The unnamed company went to a district court but lost. It then appealed to the Hangzhou Intermediate People’s Court, which again ruled in Zhou’s favour.
The court said companies could not terminate employees just to replace them with AI systems.
“The termination grounds cited by the company didn’t fall under negative circumstances such as business downsizing or operational difficulties nor did they meet the legal condition that made it ‘impossible to continue the employment contract,’” it said.
It also said that companies could not unilaterally lay off staff or reduce salaries due to technological progress.

The ruling comes at a time when tech workers across the world are under pressure due to companies racing to implement cheaper AI systems. More than 78,000 tech jobs have been lost worldwide so far this year, with nearly half attributed to AI.
Chinese companies have been racing to implement AI systems as part of a national push to dominate the new technology.
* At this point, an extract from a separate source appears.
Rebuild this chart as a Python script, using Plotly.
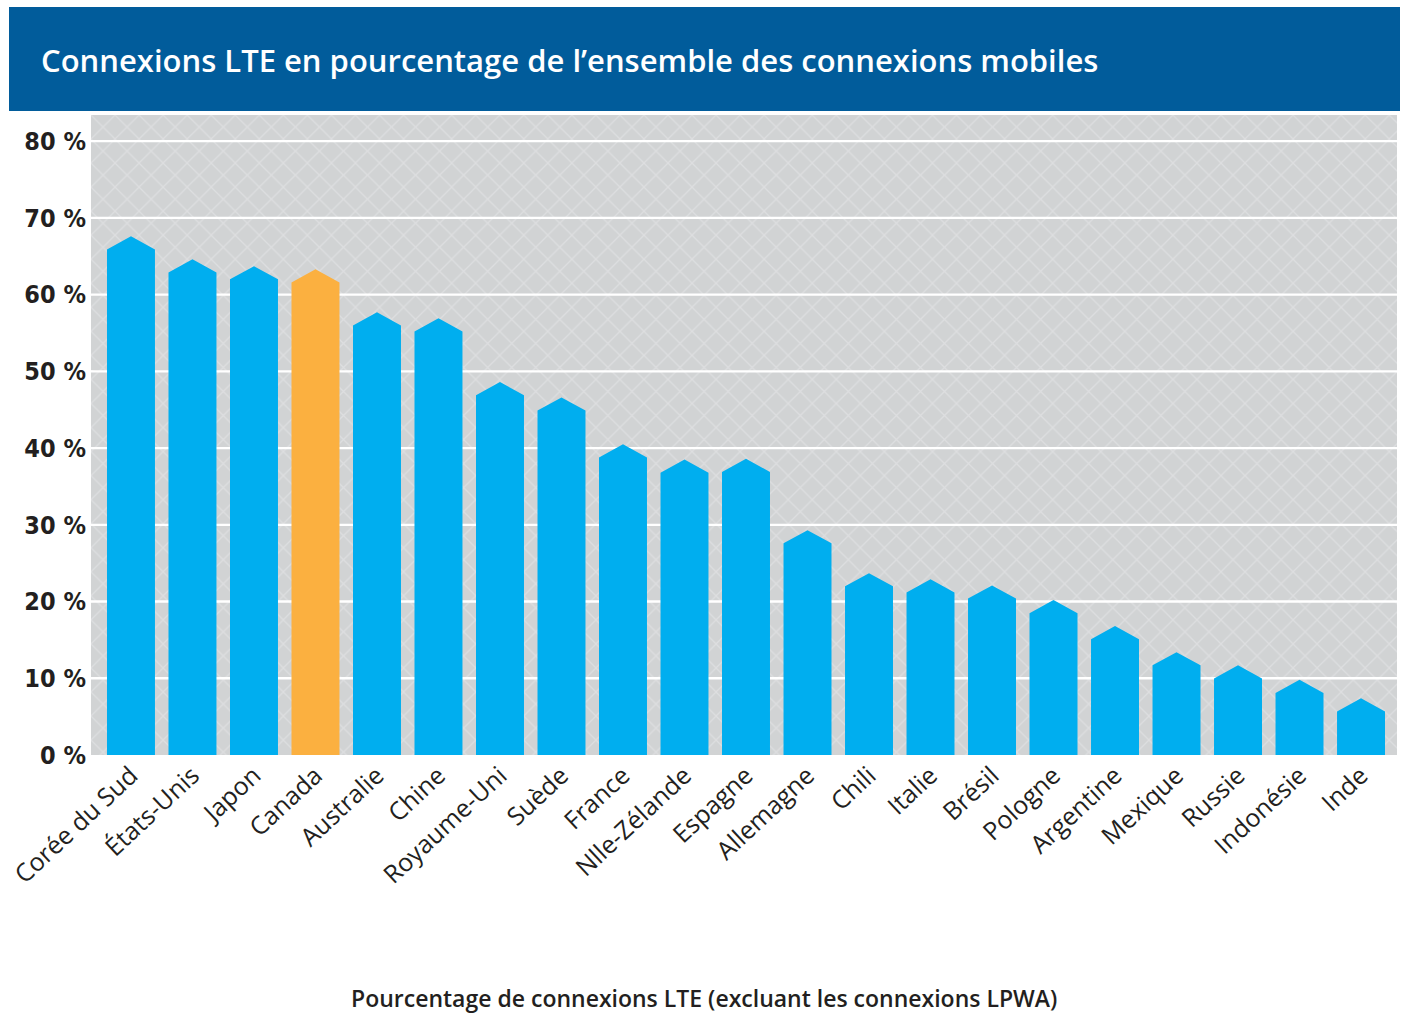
import plotly.graph_objects as go

categories = ["Corée du Sud", "États-Unis", "Japon", "Canada", "Australie", "Chine",
              "Royaume-Uni", "Suède", "France", "Nlle-Zélande", "Espagne", "Allemagne",
              "Chili", "Italie", "Brésil", "Pologne", "Argentine", "Mexique", "Russie",
              "Indonésie", "Inde"]
values = [67.6, 64.6, 63.7, 63.3, 57.7, 56.9, 48.6, 46.6, 40.5, 38.5, 38.6, 29.3,
          23.7, 22.9, 22.1, 20.2, 16.8, 13.4, 11.7, 9.8, 7.4]
highlight = "Canada"
y_tick_vals = [0, 10, 20, 30, 40, 50, 60, 70, 80]
y_tick_text = ["0 %", "10 %", "20 %", "30 %", "40 %", "50 %", "60 %", "70 %", "80 %"]
title_text = "Connexions LTE en pourcentage de l’ensemble des connexions mobiles"
x_title_text = "Pourcentage de connexions LTE (excluant les connexions LPWA)"

# style
BLUE = "#00AEEF"
ORANGE = "#FBB040"
HEADER = "#015C9B"
BG = "#D1D3D4"
TXT = "#231F20"
X0, X1 = -0.65, 20.585
Y0, Y1 = 0, 83.4
HW = 0.39      # half bar width (category units)
CAP = 1.72     # height of the pointed cap (value units)

fig = go.Figure()

# patterned background
fig.add_trace(go.Scatter(
    x=[X0, X1, X1, X0, X0], y=[Y0, Y0, Y1, Y1, Y0], mode="lines",
    fill="toself", fillcolor=BG, line=dict(width=0),
    fillpattern=dict(shape="x", fgcolor="#E9EAEB", bgcolor=BG, size=17, solidity=0.14),
    hoverinfo="skip", showlegend=False))

# gridlines
gx, gy = [], []
for v in y_tick_vals[1:]:
    gx += [X0, X1, None]
    gy += [v, v, None]
fig.add_trace(go.Scatter(x=gx, y=gy, mode="lines", line=dict(color="white", width=2.3),
                         hoverinfo="skip", showlegend=False))

# notches on left edge
nx, ny = [], []
for v in y_tick_vals[1:]:
    nx += [X0, X0 + 0.11, X0, X0, None]
    ny += [v - 0.09, v, v + 0.09, v - 0.09, None]
fig.add_trace(go.Scatter(x=nx, y=ny, mode="lines", fill="toself", fillcolor="white",
                         line=dict(width=0, color="white"), hoverinfo="skip", showlegend=False))


def polys(indices):
    px, py = [], []
    for i in indices:
        v = values[i]
        px += [i - HW, i - HW, i, i + HW, i + HW, i - HW, None]
        py += [0, v - CAP, v, v - CAP, 0, 0, None]
    return px, py


blue_idx = [i for i, c in enumerate(categories) if c != highlight]
hl_idx = [i for i, c in enumerate(categories) if c == highlight]
for idx, col in [(blue_idx, BLUE), (hl_idx, ORANGE)]:
    px, py = polys(idx)
    fig.add_trace(go.Scatter(x=px, y=py, mode="lines", fill="toself", fillcolor=col,
                             line=dict(width=0, color=col), hoverinfo="skip", showlegend=False))

fig.update_layout(
    width=1401, height=1013,
    margin=dict(l=91, r=4, t=115, b=258),
    paper_bgcolor="white", plot_bgcolor="white",
    showlegend=False,
    title=dict(text=title_text, x=41 / 1401, xanchor="left", xref="container",
               y=1 - 61 / 1013, yanchor="middle", yref="container",
               font=dict(family="Open Sans", size=31, color="white", weight=600)),
    xaxis=dict(range=[X0, X1], tickmode="array", tickvals=list(range(len(categories))),
               ticktext=categories, tickangle=-43, showgrid=False, zeroline=False,
               showline=False, ticks="",
               tickfont=dict(family="Open Sans", size=25, color=TXT)),
    yaxis=dict(range=[Y0, Y1], tickmode="array", tickvals=y_tick_vals, ticktext=y_tick_text,
               showgrid=False, zeroline=False, showline=False, ticks="",
               ticklabelstandoff=4,
               tickfont=dict(family="DejaVu Sans Condensed", size=25, color=TXT, weight="bold")),
    shapes=[dict(type="rect", xref="paper", yref="paper",
                 x0=(9 - 91) / 1306, x1=(1400 - 91) / 1306,
                 y0=(755 - 111) / 640, y1=(755 - 7) / 640,
                 fillcolor=HEADER, line=dict(width=0), layer="below")],
    annotations=[dict(text=x_title_text, xref="paper", yref="paper",
                      x=(704 - 91) / 1306, y=(755 - 998) / 640,
                      xanchor="center", yanchor="middle", showarrow=False,
                      font=dict(family="Open Sans", size=23, color=TXT, weight=600))],
)

fig.write_html("out.html", config={"displayModeBar": False},
               post_script="document.body.style.margin='0';")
At the same time, government planners have signalled a willingness to prioritise labour market stability as the country grapples with a slowing economy and high youth unemployment, with 17 per cent of people aged 16 to 24 out of work, according to the latest data.
Chinese state media welcomed the latest ruling, saying it sends a “reassuring message to labour rights protection efforts in the age of automation”.
Wang Xuyang, a Zhejiang-based lawyer not involved in the Hangzhou case, told Xinhua news agency that the adoption of AI didn’t automatically give companies grounds to terminate labour contracts in order to reduce costs.
The ruling comes on the heels of a legal precedent set in another case involving a mapping company replacing a long-serving manual data collector with an AI-powered system.
The company argued the shift from the manual data collector to an automated tool amounted to a “material change in objective circumstances” under Chinese labour law, a legal standard that could justify terminating an employment contract.
However, an arbitration committee and courts rejected that argument, ruling that even though the company was entitled to incorporate AI into its business model, this did not constitute a “significant change in objective circumstances” to justify terminating an employment contract.
“While enjoying the benefits of technology, employers should simultaneously assume corresponding social responsibilities,” the committee said.